As we start off 2010 and the economy is slowly recovering, most of the planners I know are much more aware of the costs of their events and are under more pressure to ensure that they make a profit (or come in under budget). At the very least, they need to break even (or not exceed their allocated budget). These folks deal with this issue regularly, however, and have all the tools they need to track income and expenses to be able to project how they’ll do financially. And, if they are working with a fixed budget, it is relatively easy to simply tally up all of the projected expenses and compare the two numbers. You break even when your income matches or exceeds your expenses.
But what if you are planning your own event and you do not have a specific funding amount or if the event has to fund itself? How do you know when you will hit the “break-even point” and start making a profit?
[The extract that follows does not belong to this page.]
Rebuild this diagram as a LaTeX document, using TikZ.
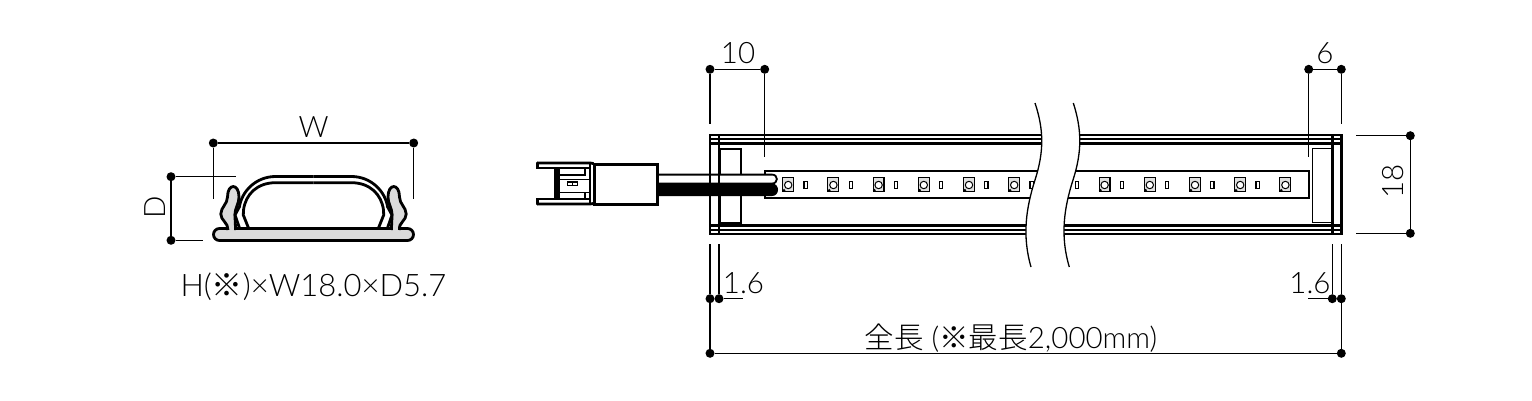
\documentclass[tikz,border=0pt]{standalone}
\usepackage{fontspec}
\setmainfont{Lato Light}
\newfontfamily\cjk{Noto Sans CJK JP Light}
\tikzset{
  dimdot/.style={shape=circle, fill=black, inner sep=0pt, minimum size=9pt},
  dimline/.style={line width=1.3pt, draw=black},
  dimtext/.style={inner sep=0pt, font=\fontsize{29.5}{30}\selectfont, text=black},
  thickline/.style={line width=2.8pt, draw=black},
  thinline/.style={line width=1.3pt, draw=black},
  boxline/.style={line width=2pt, draw=black},
  ledbox/.style={line width=1.1pt, draw=black, fill=black!12},
}
\begin{document}
\begin{tikzpicture}[x=1pt, y=-1pt]
\useasboundingbox (0,0) rectangle (1532,400);
\node[dimdot] (wL) at (213.3,143) {};
\node[dimdot] (wR) at (413.7,143) {};
\node[dimdot] (dT) at (171,176.7) {};
\node[dimdot] (dB) at (171,240.3) {};
\coordinate (wLe) at (213.3,199);
\coordinate (wRe) at (413.7,199);
\coordinate (dTe) at (236,176.7);
\coordinate (dBe) at (202.7,240.3);
\draw[dimline] (wL) -- (wR);
\draw[dimline] (wL) -- (wLe);
\draw[dimline] (wR) -- (wRe);
\draw[dimline] (dT) -- (dB);
\draw[dimline] (dT) -- (dTe);
\draw[dimline] (dB) -- (dBe);
\node[dimtext] (wT) at (313.5,127) {W};
\node[dimtext, rotate=90] (dL) at (155,207.5) {D};
\node[dimtext, font=\fontsize{31}{31}\selectfont] (sizeT) at (313.5,287) {H({\cjk ※})×W18.0×D5.7};
\draw[thickline, fill=black!14, rounded corners=6pt] (213.5,228.5) rectangle (413.5,240.5);
\foreach \s in {1,-1} {
\begin{scope}[shift={(313.5,0)}, xscale=\s]
\draw[thickline, fill=black!14] (-85.5,230) .. controls (-85,223) and (-93,220) .. (-92.7,214) .. controls (-92.5,207) and (-86,204) .. (-86,197) .. controls (-86,183) and (-74.5,183) .. (-74.5,197) .. controls (-74.5,204) and (-78.5,208) .. (-78.5,214) .. controls (-78.5,220) and (-78,224) .. (-78,230);
\fill[black!14] (-84,226) rectangle (-79.5,231.5);
\draw[thickline] (-74,228) -- (-78.5,215) -- (-74,206.7) .. controls (-72,192) and (-58,176.5) .. (-38,176.5) -- (0,176.5);
\draw[thickline] (-65,228) -- (-70.2,215) -- (-70,210) .. controls (-68,194) and (-56,182.7) .. (-38,182.7) -- (0,182.7);
\end{scope}
}
\draw[thickline] (238,228.5) -- (389,228.5);
\draw[boxline] (764.5,170.7) -- (1309,170.7) -- (1309,198) -- (764.5,198) -- cycle;
\foreach \k in {0,...,11} {
\draw[ledbox] (782.7+45.2*\k,177.5) rectangle (793.6+45.2*\k,191.7);
\draw[line width=1pt, fill=white] (788.2+45.2*\k,185) circle (3.7);
\fill (784+45.2*\k,190.3) circle (1.5);
}
\foreach \k in {0,...,10} {
\draw[line width=1.1pt, fill=white] (804+45.2*\k,181.3) rectangle (807.2+45.2*\k,188.7);
}
\node[draw=black, line width=2pt, fill=white, inner sep=0pt, minimum width=20.5pt, minimum height=74pt, anchor=north west] (capL) at (719.3,148) {};
\node[draw=black, line width=1.7pt, fill=white, inner sep=0pt, minimum width=21pt, minimum height=74pt, anchor=north west] (capR) at (1311.7,147.7) {};
\draw[line width=1.8pt, fill=white] (656,174.6) -- (772,174.6) .. controls (778.5,174.6) and (778.5,183.5) .. (772,183.5) -- (656,183.5);
\node[draw=black, line width=2.4pt, fill=white, inner sep=0pt, minimum width=63pt, minimum height=40pt, anchor=north west] (plug) at (593.3,163.3) {};
\draw[thickline] (710,135) -- (1341.3,135) -- (1341.3,234) -- (710,234) -- cycle;
\draw[thinline] (710,139) -- (1341.3,139);
\draw[thickline] (710,143.5) -- (1341.3,143.5);
\draw[thickline] (710,225.7) -- (1341.3,225.7);
\draw[thinline] (710,230) -- (1341.3,230);
\draw[thickline] (719,135) -- (719,234);
\draw[thickline] (1332.7,135) -- (1332.7,234);
\fill[black] (656,183.5) -- (772,183.5) .. controls (780,183.5) and (780,196) .. (772,196) -- (656,196) -- cycle;
\draw[thickline, line cap=round] (537.5,163) -- (590,163) -- (593.3,163.5);
\draw[thickline, line cap=round] (537.5,204) -- (590,204) -- (593.3,203.5);
\draw[thickline, line cap=round] (537.5,163) -- (537.5,168) -- (555.3,168) -- (555.3,199) -- (537.5,199) -- (537.5,204);
\draw[thickline] (558.5,168) -- (558.5,199);
\draw[thinline] (555.3,168) -- (590,168);
\draw[thinline] (555.3,199) -- (590,199);
\draw[thinline] (559,175) -- (585,175) -- (585,168);
\draw[thinline] (585,192.7) -- (585,199);
\draw[thinline] (590,164) -- (590,203);
\draw[thinline] (559,179.3) -- (590,179.3);
\draw[thinline] (567.3,182) rectangle (577.7,185.3);
\draw[thinline] (572.5,182) -- (572.5,185.3);
\draw[thinline] (559,192.7) -- (590,192.7);
\fill[white] (1035,103) .. controls (1044,130) and (1044,152) .. (1035,180) .. controls (1026,208) and (1022,236) .. (1031,267) -- (1069.3,267) .. controls (1060,236) and (1064,208) .. (1073,180) .. controls (1082,152) and (1082,130) .. (1073.3,103) -- cycle;
\draw[thinline] (1035,103) .. controls (1044,130) and (1044,152) .. (1035,180) .. controls (1026,208) and (1022,236) .. (1031,267);
\draw[thinline] (1073.3,103) .. controls (1082,130) and (1082,152) .. (1073,180) .. controls (1064,208) and (1060,236) .. (1069.3,267);
\node[dimdot] (aL) at (710,69.3) {};
\node[dimdot] (aR) at (764.7,69.3) {};
\node[dimdot] (bL) at (1308.7,69.3) {};
\node[dimdot] (bR) at (1341.3,69.3) {};
\node[dimdot] (hT) at (1410.3,135.7) {};
\node[dimdot] (hB) at (1410.3,233.3) {};
\node[dimdot] (cL) at (710,298.7) {};
\node[dimdot] (cR) at (719,298.7) {};
\node[dimdot] (eL) at (1332.3,298.7) {};
\node[dimdot] (eR) at (1341.3,298.7) {};
\node[dimdot] (lL) at (710,353.3) {};
\node[dimdot] (lR) at (1341.3,353.3) {};
\coordinate (aLe) at (710,124.3);
\coordinate (aRe) at (764.7,156.7);
\coordinate (bLe) at (1308.7,156.7);
\coordinate (bRe) at (1341.3,124);
\coordinate (hTe) at (1355.7,135.7);
\coordinate (hBe) at (1355.7,233.3);
\coordinate (cLe) at (710,244);
\coordinate (cRe) at (719,244);
\coordinate (cRf) at (742.7,298.7);
\coordinate (eLe) at (1332.3,244);
\coordinate (eRe) at (1341.3,244);
\coordinate (eLf) at (1308.3,298.7);
\draw[dimline] (aL) -- (aR);
\draw[dimline] (aL) -- (aLe);
\draw[dimline] (aR) -- (aRe);
\draw[dimline] (bL) -- (bR);
\draw[dimline] (bL) -- (bLe);
\draw[dimline] (bR) -- (bRe);
\draw[dimline] (hT) -- (hB);
\draw[dimline] (hT) -- (hTe);
\draw[dimline] (hB) -- (hBe);
\draw[dimline] (cL) -- (cLe);
\draw[dimline] (cR) -- (cRe);
\draw[dimline] (cR) -- (cRf);
\draw[dimline] (eL) -- (eLe);
\draw[dimline] (eR) -- (eRe);
\draw[dimline] (eL) -- (eLf);
\draw[dimline] (cL) -- (lL);
\draw[dimline] (eR) -- (lR);
\draw[dimline] (lL) -- (lR);
\node[dimtext] (aT) at (738,53.5) {10};
\node[dimtext] (bT) at (1325,53.5) {6};
\node[dimtext, rotate=90] (hL) at (1393,181.7) {18};
\node[dimtext] (cT) at (743.5,283.5) {1.6};
\node[dimtext] (eT) at (1310,283.5) {1.6};
\node[dimtext] (lT) at (1011,338) {{\cjk 全長} ({\cjk ※最長}2,000mm)};
\end{tikzpicture}
\end{document}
Well…there is an art and a science to this.
Let’s look at a key formula first (science) and then we’ll discuss how to use it (art and science). [Warning! This will involve some math but don’t panic; we’ll go through each piece of it.]
Rate Per Person = [SM + FC + (X * VC) + IC + PM] / Y
That’s a lot of variables. What do they mean?
SM = “Sunk” Money: This represents money that you spend to put on an event that you must spend whether or not the event happens. For instance, money spent promoting the event and non-refundable deposits are both considered “sunk” money. Sunk money can often be “buried” within other costs but it is something that is quite important to know, especially if cancellation of your event becomes necessary.
FC = Fixed Costs: These are expenses that usually do not change based on the actual attendance at the event. A good example here is a speaker’s fees. Typically, a speaker will charge you a set fee to present at your event, which will not change if your numbers go from 100 people up to 125 people or down to 93 people. Other examples of fixed costs include audio-visual equipment, guest rooms for speakers or other VIPs (if covered by the event), awards, etc.
X = This variable represents the number of people who will attend your event. It is not necessarily the same number as the number of people who will pay to attend your event!
VC = Variable Costs. Variable costs are those expenses that depend on the actual number of people that you plan to provide for. In other words, the total amount you will pay is affected by changes in your attendance. The classic example of a variable cost is a meal. You pay on a per person basis for meals and they are even presented that way in hotel menus.
IC = Indirect Costs: Also known as personnel or administrative costs. This represents staff salaries, office overhead, and other related expenses that may not be directly tied to the event but must be somehow “recouped” by the event.
PM = Profit Margin. Quite simply, this represents how much profit the event must make once all expenses are paid. This is particularly useful to include in cases where an event is being used as a fundraiser for other activities your group is doing.
Y = Number of participants who will pay to attend
Note: all of these variables, except for number of people (X and Y), are expressed in dollars (or whatever currency you’re using). I tend to round to the nearest whole dollar to make calculations a bit easier but it is not necessary, especially if you use a spreadsheet to do the calculations for you. It can also be tricky sometimes to know if an expense is a fixed cost (FC) or a variable cost (VC). Just remember that a variable cost is one that is based on the number of people attending, even though you may order more or less of something based on other information. For instance, if I need poster boards for a scientific presentation session, the number of boards required will vary based on size of posters, number of presenters, and the layout I want to use. However, rental of the boards is still considered a fixed cost (FC) because it does not matter if I have 100 people attending the event or 75 or 140 – attendance does not affect the cost for renting the boards.
Fill in the blanks and do the math – and you have your break-even point based on your projected attendance. Essentially what we’ve done with this equation is add up all of the event’s expenses and then divide by the number of people paying to attend the event to get a rate per attendee. This amount is the basis for coming up with a registration fee for the event and, ultimately, determining a realistic break-even point.